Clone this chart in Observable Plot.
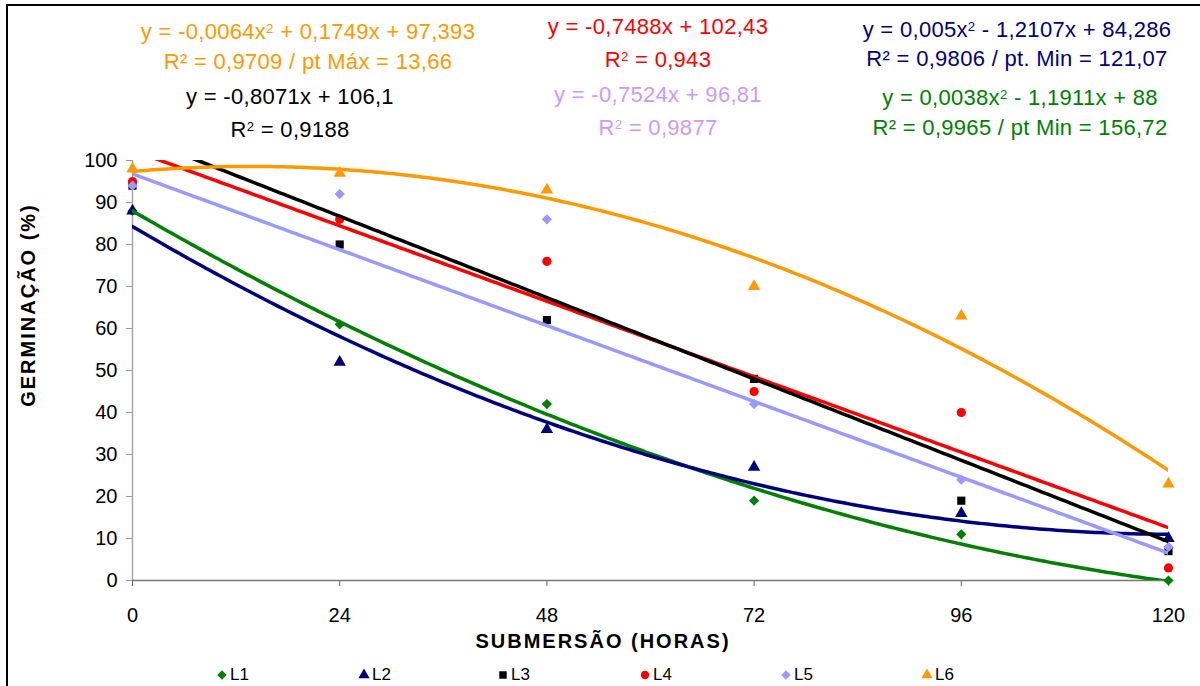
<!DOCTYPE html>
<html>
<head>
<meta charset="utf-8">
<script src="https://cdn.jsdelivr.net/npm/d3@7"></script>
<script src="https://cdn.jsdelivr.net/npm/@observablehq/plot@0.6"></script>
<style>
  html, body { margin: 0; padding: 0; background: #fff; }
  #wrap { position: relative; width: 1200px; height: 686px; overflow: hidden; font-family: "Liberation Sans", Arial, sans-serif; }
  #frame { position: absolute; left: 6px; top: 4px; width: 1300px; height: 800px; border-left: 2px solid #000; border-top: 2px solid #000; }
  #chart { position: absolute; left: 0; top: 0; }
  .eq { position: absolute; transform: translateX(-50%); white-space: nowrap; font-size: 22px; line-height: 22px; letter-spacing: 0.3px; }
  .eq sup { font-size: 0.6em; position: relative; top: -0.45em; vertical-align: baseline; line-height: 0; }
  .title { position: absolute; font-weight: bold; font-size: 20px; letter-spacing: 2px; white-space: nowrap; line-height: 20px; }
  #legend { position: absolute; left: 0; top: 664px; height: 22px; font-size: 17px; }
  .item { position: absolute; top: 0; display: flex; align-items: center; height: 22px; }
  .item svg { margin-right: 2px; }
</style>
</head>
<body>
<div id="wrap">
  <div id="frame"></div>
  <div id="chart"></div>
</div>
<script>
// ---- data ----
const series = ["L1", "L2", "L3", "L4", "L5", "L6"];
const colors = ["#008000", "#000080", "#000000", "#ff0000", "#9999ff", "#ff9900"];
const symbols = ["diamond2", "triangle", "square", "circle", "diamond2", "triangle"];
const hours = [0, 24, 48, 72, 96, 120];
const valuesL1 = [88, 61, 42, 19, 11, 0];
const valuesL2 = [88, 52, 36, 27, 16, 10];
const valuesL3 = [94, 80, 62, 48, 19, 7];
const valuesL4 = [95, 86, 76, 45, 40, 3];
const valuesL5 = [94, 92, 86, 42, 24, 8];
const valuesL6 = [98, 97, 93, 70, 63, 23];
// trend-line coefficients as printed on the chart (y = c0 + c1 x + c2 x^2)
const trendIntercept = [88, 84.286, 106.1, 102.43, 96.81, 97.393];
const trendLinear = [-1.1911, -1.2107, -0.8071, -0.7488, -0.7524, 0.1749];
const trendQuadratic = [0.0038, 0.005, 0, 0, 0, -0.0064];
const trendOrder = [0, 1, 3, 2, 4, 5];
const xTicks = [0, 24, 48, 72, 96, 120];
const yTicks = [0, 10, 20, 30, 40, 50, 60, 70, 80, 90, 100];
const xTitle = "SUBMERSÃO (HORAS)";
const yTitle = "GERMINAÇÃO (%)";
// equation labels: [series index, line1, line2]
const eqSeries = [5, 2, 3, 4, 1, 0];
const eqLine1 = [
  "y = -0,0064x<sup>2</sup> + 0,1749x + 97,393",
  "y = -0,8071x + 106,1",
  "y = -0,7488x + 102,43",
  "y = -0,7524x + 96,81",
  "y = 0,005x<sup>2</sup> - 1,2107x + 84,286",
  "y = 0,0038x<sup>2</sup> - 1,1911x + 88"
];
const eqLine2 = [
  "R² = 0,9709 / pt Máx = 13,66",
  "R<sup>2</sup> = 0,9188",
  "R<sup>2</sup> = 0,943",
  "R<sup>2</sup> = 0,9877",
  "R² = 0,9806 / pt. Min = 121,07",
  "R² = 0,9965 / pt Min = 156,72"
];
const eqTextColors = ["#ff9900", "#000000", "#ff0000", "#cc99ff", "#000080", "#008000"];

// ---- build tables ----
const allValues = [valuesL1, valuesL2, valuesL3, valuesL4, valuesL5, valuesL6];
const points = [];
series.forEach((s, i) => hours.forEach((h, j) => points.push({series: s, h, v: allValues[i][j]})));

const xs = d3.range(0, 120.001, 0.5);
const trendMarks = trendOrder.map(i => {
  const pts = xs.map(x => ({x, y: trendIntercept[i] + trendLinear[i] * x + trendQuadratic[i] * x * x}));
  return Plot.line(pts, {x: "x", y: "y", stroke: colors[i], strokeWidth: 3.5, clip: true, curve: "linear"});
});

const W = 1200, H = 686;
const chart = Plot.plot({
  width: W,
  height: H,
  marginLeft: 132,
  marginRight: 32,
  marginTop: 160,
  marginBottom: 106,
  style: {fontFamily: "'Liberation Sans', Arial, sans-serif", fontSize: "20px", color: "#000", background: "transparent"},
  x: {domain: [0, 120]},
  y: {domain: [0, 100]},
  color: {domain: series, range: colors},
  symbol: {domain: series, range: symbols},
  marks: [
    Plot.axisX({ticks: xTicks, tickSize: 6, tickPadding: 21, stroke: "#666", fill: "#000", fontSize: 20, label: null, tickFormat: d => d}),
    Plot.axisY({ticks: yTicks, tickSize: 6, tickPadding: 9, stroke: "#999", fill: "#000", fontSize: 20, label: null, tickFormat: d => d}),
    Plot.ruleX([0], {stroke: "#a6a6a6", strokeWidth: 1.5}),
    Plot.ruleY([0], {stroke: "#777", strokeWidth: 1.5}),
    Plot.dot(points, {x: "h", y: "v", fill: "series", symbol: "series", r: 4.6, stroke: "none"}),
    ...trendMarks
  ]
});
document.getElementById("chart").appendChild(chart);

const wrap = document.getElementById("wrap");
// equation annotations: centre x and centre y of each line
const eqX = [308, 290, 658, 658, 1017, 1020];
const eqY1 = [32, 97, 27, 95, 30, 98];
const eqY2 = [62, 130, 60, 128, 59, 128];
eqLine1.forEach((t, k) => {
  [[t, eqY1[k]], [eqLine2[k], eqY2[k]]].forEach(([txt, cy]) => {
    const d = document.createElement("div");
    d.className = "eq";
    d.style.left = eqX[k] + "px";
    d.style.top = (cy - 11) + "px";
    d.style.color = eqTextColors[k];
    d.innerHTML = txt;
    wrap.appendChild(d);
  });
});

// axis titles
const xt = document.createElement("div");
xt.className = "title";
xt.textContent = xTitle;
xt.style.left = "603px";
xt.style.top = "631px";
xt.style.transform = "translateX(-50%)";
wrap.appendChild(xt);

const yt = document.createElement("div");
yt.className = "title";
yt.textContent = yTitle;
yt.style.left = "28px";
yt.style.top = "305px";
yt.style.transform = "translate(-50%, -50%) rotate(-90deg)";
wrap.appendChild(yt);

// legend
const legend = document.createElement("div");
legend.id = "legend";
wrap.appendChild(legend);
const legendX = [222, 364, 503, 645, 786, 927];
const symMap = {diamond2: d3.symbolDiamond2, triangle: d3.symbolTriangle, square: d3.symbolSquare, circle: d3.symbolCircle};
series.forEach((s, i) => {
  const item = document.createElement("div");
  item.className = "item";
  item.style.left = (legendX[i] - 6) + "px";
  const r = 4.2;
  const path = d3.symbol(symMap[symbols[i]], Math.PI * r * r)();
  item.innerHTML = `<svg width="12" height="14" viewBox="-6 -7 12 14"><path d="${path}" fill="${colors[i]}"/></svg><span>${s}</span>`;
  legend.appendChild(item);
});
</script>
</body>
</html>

[Problem statement] Copy the material above exactly and drop the pictures.

[Correct answer]
Clone this chart in Observable Plot.
<!DOCTYPE html>
<html>
<head>
<meta charset="utf-8">
<script src="https://cdn.jsdelivr.net/npm/d3@7"></script>
<script src="https://cdn.jsdelivr.net/npm/@observablehq/plot@0.6"></script>
<style>
  html, body { margin: 0; padding: 0; background: #fff; }
  #wrap { position: relative; width: 1200px; height: 686px; overflow: hidden; font-family: "Liberation Sans", Arial, sans-serif; }
  #frame { position: absolute; left: 6px; top: 4px; width: 1300px; height: 800px; border-left: 2px solid #000; border-top: 2px solid #000; }
  #chart { position: absolute; left: 0; top: 0; }
  .eq { position: absolute; transform: translateX(-50%); white-space: nowrap; font-size: 22px; line-height: 22px; letter-spacing: 0.3px; }
  .eq sup { font-size: 0.6em; position: relative; top: -0.45em; vertical-align: baseline; line-height: 0; }
  .title { position: absolute; font-weight: bold; font-size: 20px; letter-spacing: 2px; white-space: nowrap; line-height: 20px; }
  #legend { position: absolute; left: 0; top: 664px; height: 22px; font-size: 17px; }
  .item { position: absolute; top: 0; display: flex; align-items: center; height: 22px; }
  .item svg { margin-right: 2px; }
</style>
</head>
<body>
<div id="wrap">
  <div id="frame"></div>
  <div id="chart"></div>
</div>
<script>
// ---- data ----
const series = ["L1", "L2", "L3", "L4", "L5", "L6"];
const colors = ["#008000", "#000080", "#000000", "#ff0000", "#9999ff", "#ff9900"];
const symbols = ["diamond2", "triangle", "square", "circle", "diamond2", "triangle"];
const hours = [0, 24, 48, 72, 96, 120];
const valuesL1 = [88, 61, 42, 19, 11, 0];
const valuesL2 = [88, 52, 36, 27, 16, 10];
const valuesL3 = [94, 80, 62, 48, 19, 7];
const valuesL4 = [95, 86, 76, 45, 40, 3];
const valuesL5 = [94, 92, 86, 42, 24, 8];
const valuesL6 = [98, 97, 93, 70, 63, 23];
// trend-line coefficients as printed on the chart (y = c0 + c1 x + c2 x^2)
const trendIntercept = [88, 84.286, 106.1, 102.43, 96.81, 97.393];
const trendLinear = [-1.1911, -1.2107, -0.8071, -0.7488, -0.7524, 0.1749];
const trendQuadratic = [0.0038, 0.005, 0, 0, 0, -0.0064];
const trendOrder = [0, 1, 3, 2, 4, 5];
const xTicks = [0, 24, 48, 72, 96, 120];
const yTicks = [0, 10, 20, 30, 40, 50, 60, 70, 80, 90, 100];
const xTitle = "SUBMERSÃO (HORAS)";
const yTitle = "GERMINAÇÃO (%)";
// equation labels: [series index, line1, line2]
const eqSeries = [5, 2, 3, 4, 1, 0];
const eqLine1 = [
  "y = -0,0064x<sup>2</sup> + 0,1749x + 97,393",
  "y = -0,8071x + 106,1",
  "y = -0,7488x + 102,43",
  "y = -0,7524x + 96,81",
  "y = 0,005x<sup>2</sup> - 1,2107x + 84,286",
  "y = 0,0038x<sup>2</sup> - 1,1911x + 88"
];
const eqLine2 = [
  "R² = 0,9709 / pt Máx = 13,66",
  "R<sup>2</sup> = 0,9188",
  "R<sup>2</sup> = 0,943",
  "R<sup>2</sup> = 0,9877",
  "R² = 0,9806 / pt. Min = 121,07",
  "R² = 0,9965 / pt Min = 156,72"
];
const eqTextColors = ["#ff9900", "#000000", "#ff0000", "#cc99ff", "#000080", "#008000"];

// ---- build tables ----
const allValues = [valuesL1, valuesL2, valuesL3, valuesL4, valuesL5, valuesL6];
const points = [];
series.forEach((s, i) => hours.forEach((h, j) => points.push({series: s, h, v: allValues[i][j]})));

const xs = d3.range(0, 120.001, 0.5);
const trendMarks = trendOrder.map(i => {
  const pts = xs.map(x => ({x, y: trendIntercept[i] + trendLinear[i] * x + trendQuadratic[i] * x * x}));
  return Plot.line(pts, {x: "x", y: "y", stroke: colors[i], strokeWidth: 3.5, clip: true, curve: "linear"});
});

const W = 1200, H = 686;
const chart = Plot.plot({
  width: W,
  height: H,
  marginLeft: 132,
  marginRight: 32,
  marginTop: 160,
  marginBottom: 106,
  style: {fontFamily: "'Liberation Sans', Arial, sans-serif", fontSize: "20px", color: "#000", background: "transparent"},
  x: {domain: [0, 120]},
  y: {domain: [0, 100]},
  color: {domain: series, range: colors},
  symbol: {domain: series, range: symbols},
  marks: [
    Plot.axisX({ticks: xTicks, tickSize: 6, tickPadding: 21, stroke: "#666", fill: "#000", fontSize: 20, label: null, tickFormat: d => d}),
    Plot.axisY({ticks: yTicks, tickSize: 6, tickPadding: 9, stroke: "#999", fill: "#000", fontSize: 20, label: null, tickFormat: d => d}),
    Plot.ruleX([0], {stroke: "#a6a6a6", strokeWidth: 1.5}),
    Plot.ruleY([0], {stroke: "#777", strokeWidth: 1.5}),
    Plot.dot(points, {x: "h", y: "v", fill: "series", symbol: "series", r: 4.6, stroke: "none"}),
    ...trendMarks
  ]
});
document.getElementById("chart").appendChild(chart);

const wrap = document.getElementById("wrap");
// equation annotations: centre x and centre y of each line
const eqX = [308, 290, 658, 658, 1017, 1020];
const eqY1 = [32, 97, 27, 95, 30, 98];
const eqY2 = [62, 130, 60, 128, 59, 128];
eqLine1.forEach((t, k) => {
  [[t, eqY1[k]], [eqLine2[k], eqY2[k]]].forEach(([txt, cy]) => {
    const d = document.createElement("div");
    d.className = "eq";
    d.style.left = eqX[k] + "px";
    d.style.top = (cy - 11) + "px";
    d.style.color = eqTextColors[k];
    d.innerHTML = txt;
    wrap.appendChild(d);
  });
});

// axis titles
const xt = document.createElement("div");
xt.className = "title";
xt.textContent = xTitle;
xt.style.left = "603px";
xt.style.top = "631px";
xt.style.transform = "translateX(-50%)";
wrap.appendChild(xt);

const yt = document.createElement("div");
yt.className = "title";
yt.textContent = yTitle;
yt.style.left = "28px";
yt.style.top = "305px";
yt.style.transform = "translate(-50%, -50%) rotate(-90deg)";
wrap.appendChild(yt);

// legend
const legend = document.createElement("div");
legend.id = "legend";
wrap.appendChild(legend);
const legendX = [222, 364, 503, 645, 786, 927];
const symMap = {diamond2: d3.symbolDiamond2, triangle: d3.symbolTriangle, square: d3.symbolSquare, circle: d3.symbolCircle};
series.forEach((s, i) => {
  const item = document.createElement("div");
  item.className = "item";
  item.style.left = (legendX[i] - 6) + "px";
  const r = 4.2;
  const path = d3.symbol(symMap[symbols[i]], Math.PI * r * r)();
  item.innerHTML = `<svg width="12" height="14" viewBox="-6 -7 12 14"><path d="${path}" fill="${colors[i]}"/></svg><span>${s}</span>`;
  legend.appendChild(item);
});
</script>
</body>
</html>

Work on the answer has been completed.